Let me get straight to the point, please hear me out.
I have never had sex, used dirty needles, or anything else which people usually get HIV from.
I am a very socially isolated person, with few friends. I also suffer from immense social anxiety and paranoia. Over the past year or so I have posted certain opinions and views on various forums whether they be political, religous or social, which some people or groups may find offensive, and if they were to find out who I am or where I live, may want to do me harm. I posted them mostly anonymsly, in some cases maybe I let other users know my email and city, but never my address, phone numbers, or any other personal information.
Just after December, maybe the 10th-15th, me and my mother both fell ill with flu like symptoms which could easily be HIV ARS symptoms, hers differed from mine, where mine was mostly flu and headache, nauseua and fatigue, hers was coughing, sore throat etc. Both our flu lasted approx 5 days - 1 week and wore off mostly before Christmas.

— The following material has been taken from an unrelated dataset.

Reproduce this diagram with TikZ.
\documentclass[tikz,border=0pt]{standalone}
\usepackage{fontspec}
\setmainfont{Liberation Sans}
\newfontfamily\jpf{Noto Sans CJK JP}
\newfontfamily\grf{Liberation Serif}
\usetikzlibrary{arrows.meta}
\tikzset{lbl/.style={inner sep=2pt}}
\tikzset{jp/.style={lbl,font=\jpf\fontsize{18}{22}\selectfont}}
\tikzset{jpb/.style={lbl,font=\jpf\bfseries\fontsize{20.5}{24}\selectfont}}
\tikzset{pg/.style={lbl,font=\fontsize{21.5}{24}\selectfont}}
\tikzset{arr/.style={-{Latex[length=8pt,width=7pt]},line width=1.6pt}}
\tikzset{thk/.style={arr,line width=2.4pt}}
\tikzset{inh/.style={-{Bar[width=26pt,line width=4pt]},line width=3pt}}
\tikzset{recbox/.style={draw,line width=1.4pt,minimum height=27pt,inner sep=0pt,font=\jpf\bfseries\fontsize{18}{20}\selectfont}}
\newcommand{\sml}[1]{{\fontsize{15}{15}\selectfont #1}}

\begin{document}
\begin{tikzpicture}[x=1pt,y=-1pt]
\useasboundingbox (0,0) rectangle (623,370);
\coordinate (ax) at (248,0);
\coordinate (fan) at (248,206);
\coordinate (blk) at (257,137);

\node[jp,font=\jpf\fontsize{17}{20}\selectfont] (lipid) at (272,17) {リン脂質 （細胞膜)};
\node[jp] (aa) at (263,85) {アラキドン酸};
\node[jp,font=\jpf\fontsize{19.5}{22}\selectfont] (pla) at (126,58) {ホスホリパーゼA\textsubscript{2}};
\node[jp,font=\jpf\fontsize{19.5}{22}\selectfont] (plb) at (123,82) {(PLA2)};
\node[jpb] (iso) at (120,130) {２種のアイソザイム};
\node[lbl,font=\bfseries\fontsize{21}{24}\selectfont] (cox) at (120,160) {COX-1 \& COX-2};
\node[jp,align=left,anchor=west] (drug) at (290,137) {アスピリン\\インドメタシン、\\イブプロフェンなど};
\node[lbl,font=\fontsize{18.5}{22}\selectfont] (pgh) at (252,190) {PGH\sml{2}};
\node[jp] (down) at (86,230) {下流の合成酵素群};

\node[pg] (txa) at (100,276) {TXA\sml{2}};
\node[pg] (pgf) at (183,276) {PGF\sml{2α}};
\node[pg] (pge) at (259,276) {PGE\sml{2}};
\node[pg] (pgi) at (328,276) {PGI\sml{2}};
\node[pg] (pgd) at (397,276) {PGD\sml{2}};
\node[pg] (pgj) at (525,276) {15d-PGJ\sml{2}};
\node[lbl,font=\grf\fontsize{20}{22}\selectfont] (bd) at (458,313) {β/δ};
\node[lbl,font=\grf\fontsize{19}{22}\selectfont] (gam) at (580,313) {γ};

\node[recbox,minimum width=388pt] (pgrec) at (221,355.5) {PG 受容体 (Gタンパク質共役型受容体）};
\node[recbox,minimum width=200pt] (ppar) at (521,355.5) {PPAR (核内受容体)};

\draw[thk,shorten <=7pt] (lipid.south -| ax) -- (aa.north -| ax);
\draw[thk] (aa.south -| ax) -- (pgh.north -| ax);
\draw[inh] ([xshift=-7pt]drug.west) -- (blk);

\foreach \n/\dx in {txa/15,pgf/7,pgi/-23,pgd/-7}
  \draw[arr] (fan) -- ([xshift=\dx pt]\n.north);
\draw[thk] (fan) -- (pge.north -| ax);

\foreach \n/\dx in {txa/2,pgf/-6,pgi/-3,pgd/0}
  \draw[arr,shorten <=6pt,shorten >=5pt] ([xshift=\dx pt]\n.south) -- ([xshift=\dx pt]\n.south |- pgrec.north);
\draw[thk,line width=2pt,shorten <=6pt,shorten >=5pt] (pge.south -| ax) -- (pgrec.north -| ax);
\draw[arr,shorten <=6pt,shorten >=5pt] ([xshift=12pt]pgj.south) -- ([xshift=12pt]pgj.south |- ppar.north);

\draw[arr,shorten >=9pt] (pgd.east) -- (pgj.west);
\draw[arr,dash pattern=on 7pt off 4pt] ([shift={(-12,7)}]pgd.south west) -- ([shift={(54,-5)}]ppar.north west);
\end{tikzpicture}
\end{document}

She is still suffering from a cough, and I am still suffering constant headaches & fatigue to this day, we have both suffered a little weight loss. I dont think we've yet to fully recover.
This is where my paranoia starts.. I was watching a random YouTube video of a clip from a movie where a character line is "WRONG!"
Maybe a couple days later I was browsing one of the many forums I like to go on, and I posted a comment which I recieved negative reputation from another user with a note just saying 'WRONG!', I do not know who the user was, it freaked me out. Did someone know what I was watching? if they did they must know where Iive.
This is where it gets weird, I rewatched the video around a week later and in the comments I noticed someone twisted the phrase to somehow include something about HIV (for no reason), I searched his channel and could find no evidence to anything, I've asked him about the comment but he is ignoring me. Coincidence?
I am beginning to think someone got access to my house and injected me and my mother with HIV in the night, I know it seems insane, I am going for a test in early march to test for HIV, if it turns out its positive, what if my actions have destroyed both our lives, I could not bear it. I cant even imagine the guilt that will come with it, I think I would kill myself.